Question

Which among the following nuclei can exhibit NMR spectrum?

• A. ²⁸Si
• B. ¹⁶O
• C. ¹⁴C
• D. ¹⁴N

Answer 1

The Correct Option is D

The question is about identifying which nuclei can exhibit a Nuclear Magnetic Resonance (NMR) spectrum. NMR spectroscopy is a powerful analytical technique used to determine the structure of molecules. Whether a nucleus will exhibit an NMR spectrum depends on its spin quantum number. Here's the step-by-step explanation:

1. NMR spectroscopy involves the interaction of nuclear spins with an applied magnetic field.

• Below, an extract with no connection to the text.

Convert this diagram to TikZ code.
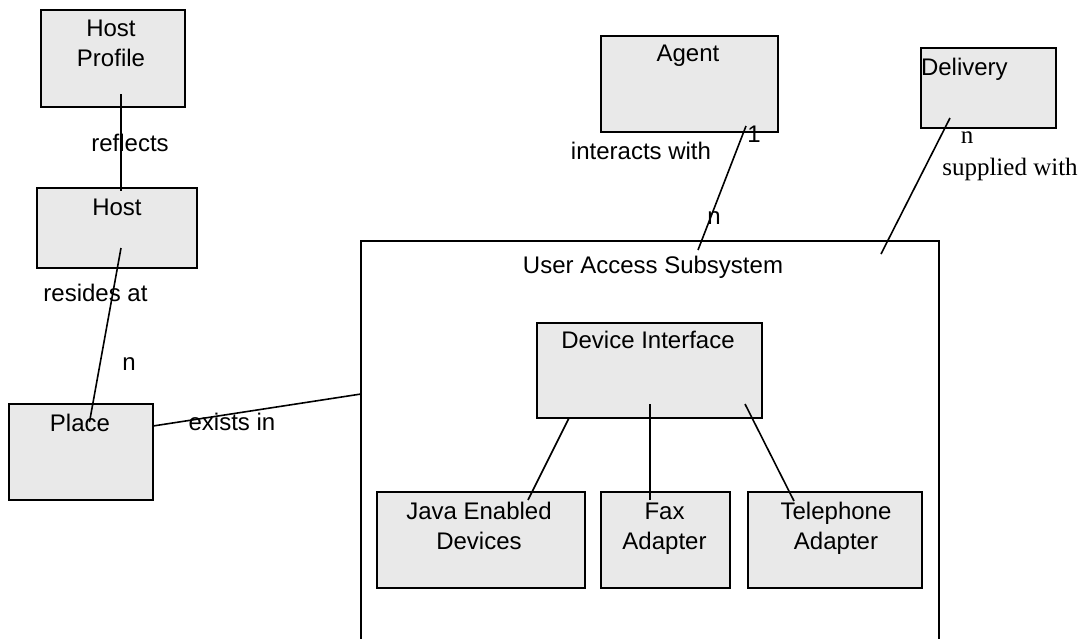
\documentclass[tikz,border=0pt]{standalone}
\usepackage{fontspec}
\setmainfont{Liberation Sans}
\newfontfamily\serifface{Liberation Serif}
\definecolor{boxfill}{RGB}{233,233,233}
\begin{document}
\begin{tikzpicture}[x=1pt,y=-1pt,
  box/.style={draw=black,fill=boxfill,line width=1.6pt,inner sep=0pt,outer sep=0pt,anchor=north west},
  frame/.style={draw=black,line width=1.6pt,inner sep=0pt,outer sep=0pt,anchor=north west},
  link/.style={draw=black,line width=1.6pt},
  txt/.style={inner sep=0pt,outer sep=0pt,anchor=base,align=center,font=\fontsize{24}{29.5}\selectfont},
  stxt/.style={inner sep=0pt,outer sep=0pt,anchor=base,font=\serifface\fontsize{25}{30}\selectfont}]
\useasboundingbox (0,0) rectangle (1085,638);
\clip (0,0) rectangle (1085,638);

% entity boxes
\node[box,minimum width=144pt,minimum height=97pt] (hp) at (41,10) {};
\node[box,minimum width=160pt,minimum height=80pt] (host) at (37,188) {};
\node[box,minimum width=144pt,minimum height=96pt] (place) at (9,404) {};
\node[box,minimum width=177pt,minimum height=96pt] (agent) at (601,36) {};
\node[box,minimum width=135pt,minimum height=80pt] (deliv) at (921,48) {};

% subsystem frame and its parts
\node[frame,minimum width=578pt,minimum height=420pt] (uas) at (361,241) {};
\node[box,minimum width=225pt,minimum height=95pt] (di) at (537,323) {};
\node[box,minimum width=208pt,minimum height=96pt] (java) at (377,492) {};
\node[box,minimum width=129pt,minimum height=96pt] (fax) at (601,492) {};
\node[box,minimum width=174pt,minimum height=96pt] (tel) at (748,492) {};

% connector end points
\coordinate (hpA) at (121,94);   \coordinate (hostA) at (121,191);
\coordinate (hostB) at (121,248); \coordinate (placeA) at (89.5,422);
\coordinate (placeB) at (153,426); \coordinate (uasA) at (361,394);
\coordinate (agentA) at (746,126); \coordinate (uasB) at (698,250);
\coordinate (delivA) at (950,118); \coordinate (uasC) at (881,254);
\coordinate (diA) at (569,418);  \coordinate (javaA) at (528,500);
\coordinate (diB) at (650,404); \coordinate (faxA) at (650,500);
\coordinate (diC) at (745,404);  \coordinate (telA) at (794,501);

\draw[link] (hpA) -- (hostA);
\draw[link] (hostB) -- (placeA);
\draw[link] (placeB) -- (uasA);
\draw[link] (agentA) -- (uasB);
\draw[link] (delivA) -- (uasC);
\draw[link] (diA) -- (javaA);
\draw[link] (diB) -- (faxA);
\draw[link] (diC) -- (telA);

% box titles (multi-line titles are placed by their last baseline)
\node[txt] (hpT) at (111,66) {Host\\Profile};
\node[txt] (hostT) at (117,215.5) {Host};
\node[txt] (placeT) at (80,431.5) {Place};
\node[txt] (agentT) at (688,61) {Agent};
\node[txt,anchor=base west] (delivT) at (921,75.5) {Delivery};
\node[txt] (uasT) at (653,273.5) {User Access Subsystem};
\node[txt] (diT) at (648,348.5) {Device Interface};
\node[txt] (javaT) at (479,549) {Java Enabled\\Devices};
\node[txt] (faxT) at (664.5,549) {Fax\\Adapter};
\node[txt] (telT) at (836,549) {Telephone\\Adapter};

% relationship labels
\node[txt] (l1) at (130,151.5) {reflects};
\node[txt] (l2) at (95.5,301.5) {resides at};
\node[txt] (l3) at (129,370) {n};
\node[txt] (l4) at (232,430) {exists in};
\node[txt] (l5) at (641,159) {interacts with};
\node[txt] (l6) at (754,142.5) {1};
\node[txt] (l7) at (714,224) {n};
\node[stxt] (l8) at (967,143.5) {n};
\node[stxt] (l9) at (1010,175) {supplied with};
\end{tikzpicture}
\end{document}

For a nucleus to be NMR active, it must have a non-zero nuclear spin quantum number (I).
2. The spin quantum number (I) is determined by the number of protons and neutrons in the nucleus:
   • If both the number of protons and the number of neutrons are even, I = 0 (NMR inactive).
   • If both are odd, or one is odd and the other is even, I is non-zero (NMR active).
3. Let's evaluate the options:
   • \(^{28}\text{Si}\): Silicon-28 has 14 protons and 14 neutrons, both even, so I = 0 (NMR inactive). 
   • \(^{16}\text{O}\): Oxygen-16 has 8 protons and 8 neutrons, both even, so I = 0 (NMR inactive).
   • \(^{14}\text{C}\): Carbon-14 has 6 protons and 8 neutrons, both even, so I = 0 (NMR inactive).
   • \(^{14}\text{N}\): Nitrogen-14 has 7 protons and 7 neutrons, both odd, so I = 1 (NMR active).
4. Conclusion: \(^{14}\text{N}\) has a non-zero spin quantum number and can exhibit an NMR spectrum.